The integrity of the vascular system is established during development. During vertebrate embryogenesis, the first endothelial precursors arise in the lateral plate mesoderm (LPM) as early as 12hpf. At mid-somitogenesis stages, angioblasts migrate towards the midline, merge and organize into nascent cords giving rise to the major blood vessels (vasculogenesis). Subsequently, primary sprouting events occur from the pre-existing vessels (angiogenesis). We use the zebrafish model to investigate how the endothelial program initiates.
We are interested in dlc1, a gene encoding a RhoGTPase activating protein and tumor suppressor gene, which plays a role in the regulation of RhoA, B and C activity, hence influencing several cell processes such as migration or adhesion. dlc1 is first expressed in the primordial angioblasts of the LPM, consistent with the high motility of these cells. Several gain-of-function approaches led to similar phenotypes: although arterio-venous specification was not impaired, angiogenic sprouting is greatly affected, resulting in poorly lumenized or hypersprouting intersegmental vessels (ISV) in the trunk of the embryo. As a result, blood circulation is disturbed leading to cardiac edemas and brain hemorrhages.

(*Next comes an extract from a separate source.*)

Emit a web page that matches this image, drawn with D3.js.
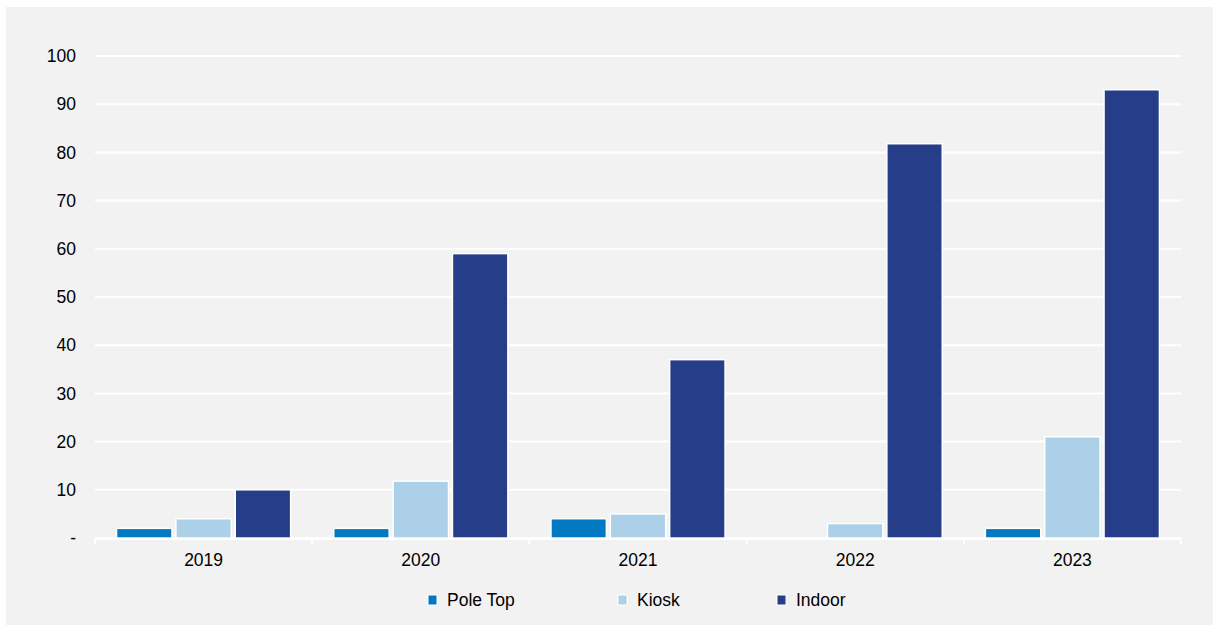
<!DOCTYPE html>
<html>
<head>
<meta charset="utf-8">
<script src="https://cdn.jsdelivr.net/npm/d3@7"></script>
<style>
  body { margin: 0; background: #fff; }
  svg { display: block; }
</style>
</head>
<body>
<div id="chart"></div>
<script>
const years = ['2019', '2020', '2021', '2022', '2023'];
const seriesNames = ['Pole Top', 'Kiosk', 'Indoor'];
const poleTop = [2, 2, 4, 0, 2];
const kiosk = [4, 11.8, 5, 3, 21];
const indoor = [10, 59, 37, 81.8, 93];
const yTicks = [0, 10, 20, 30, 40, 50, 60, 70, 80, 90, 100];
const colors = ['#0079c1', '#abd0e8', '#263d8a'];

const width = 1213, height = 626;
const margin = {left: 95, right: 32, top: 56, bottom: 88};
const fontFamily = 'Liberation Sans, Arial, sans-serif';
const fontSize = '17.5px';

const svg = d3.select('#chart').append('svg')
    .attr('width', width)
    .attr('height', height);

// grey panel
svg.append('rect')
    .attr('x', 6).attr('y', 7)
    .attr('width', width - 6).attr('height', 618)
    .attr('fill', '#f2f2f2');

const x = d3.scaleBand()
    .domain(years)
    .range([margin.left, width - margin.right]);

const y = d3.scaleLinear()
    .domain([0, 100])
    .range([height - margin.bottom, margin.top]);

const x1 = d3.scaleBand()
    .domain(seriesNames)
    .range([0, x.bandwidth()])
    .paddingOuter(0.38)
    .paddingInner(0.1);

// gridlines
svg.append('g')
    .selectAll('line')
    .data(yTicks)
    .enter().append('line')
    .attr('x1', margin.left)
    .attr('x2', width - margin.right)
    .attr('y1', d => y(d))
    .attr('y2', d => y(d))
    .attr('stroke', '#fff')
    .attr('stroke-width', 2);

// y axis labels
const yAxis = d3.axisLeft(y)
    .tickValues(yTicks)
    .tickSize(0)
    .tickPadding(19)
    .tickFormat(d => d === 0 ? '-' : d);

svg.append('g')
    .attr('transform', `translate(${margin.left},0)`)
    .call(yAxis)
    .call(g => g.select('.domain').remove())
    .selectAll('text')
    .style('font-family', fontFamily)
    .style('font-size', fontSize)
    .attr('fill', '#000');

// bars
const data = years.map((yr, i) => ({year: yr, values: [poleTop[i], kiosk[i], indoor[i]]}));

const groups = svg.append('g')
    .selectAll('g')
    .data(data)
    .enter().append('g')
    .attr('transform', d => `translate(${x(d.year)},0)`);

groups.selectAll('rect')
    .data(d => d.values.map((v, j) => ({name: seriesNames[j], value: v, j: j})))
    .enter().append('rect')
    .filter(d => d.value > 0)
    .attr('x', d => x1(d.name) - 1)
    .attr('width', x1.bandwidth() + 2)
    .attr('y', d => y(d.value))
    .attr('height', d => y(0) - y(d.value))
    .attr('fill', d => colors[d.j])
    .attr('stroke', '#fff')
    .attr('stroke-width', 1.5);

// x axis with category boundary ticks
const xAxisG = svg.append('g');
xAxisG.append('line')
    .attr('x1', margin.left)
    .attr('x2', width - margin.right)
    .attr('y1', y(0) + 1)
    .attr('y2', y(0) + 1)
    .attr('stroke', '#fff')
    .attr('stroke-width', 2);

const bounds = years.map(d => x(d)).concat([x(years[years.length - 1]) + x.bandwidth()]);
xAxisG.selectAll('line.tick')
    .data(bounds)
    .enter().append('line')
    .attr('class', 'tick')
    .attr('x1', d => d).attr('x2', d => d)
    .attr('y1', y(0) + 1).attr('y2', y(0) + 6)
    .attr('stroke', '#fff')
    .attr('stroke-width', 2);

xAxisG.selectAll('text')
    .data(years)
    .enter().append('text')
    .attr('x', d => x(d) + x.bandwidth() / 2)
    .attr('y', y(0) + 28)
    .attr('text-anchor', 'middle')
    .style('font-family', fontFamily)
    .style('font-size', fontSize)
    .text(d => d);

// legend
const legendX = [428, 618, 777];
const legend = svg.append('g')
    .selectAll('g')
    .data(seriesNames)
    .enter().append('g')
    .attr('transform', (d, i) => `translate(${legendX[i]},600)`);

legend.append('rect')
    .attr('x', 0).attr('y', -5)
    .attr('width', 9).attr('height', 10)
    .attr('fill', (d, i) => colors[i])
    .attr('stroke', '#fff')
    .attr('stroke-width', 1);

legend.append('text')
    .attr('x', 19)
    .attr('y', 6)
    .style('font-family', fontFamily)
    .style('font-size', fontSize)
    .text(d => d);
</script>
</body>
</html>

To further elucidate dlc1’s role in vascular development, we generated a mutant line with the CRISPR/Cas9 technology. Whereas dlc1 knock-out mice die in utero preventing the study of any vascular phenotype, the dlc1 null zebrafish survives until 5 days, allowing a better insight into its role in angiogenesis. The mutant fish has severe vascular defects that manifest in impaired primary blood circulation in aorta and vein, which is resulting in massive cardiac edemas. We will now use this new tool to investigate the angiogenic processes. Altogether, we will understand the physiological role of dlc1 during development and reveal new mechanisms controlling angiogenesis in vertebrates.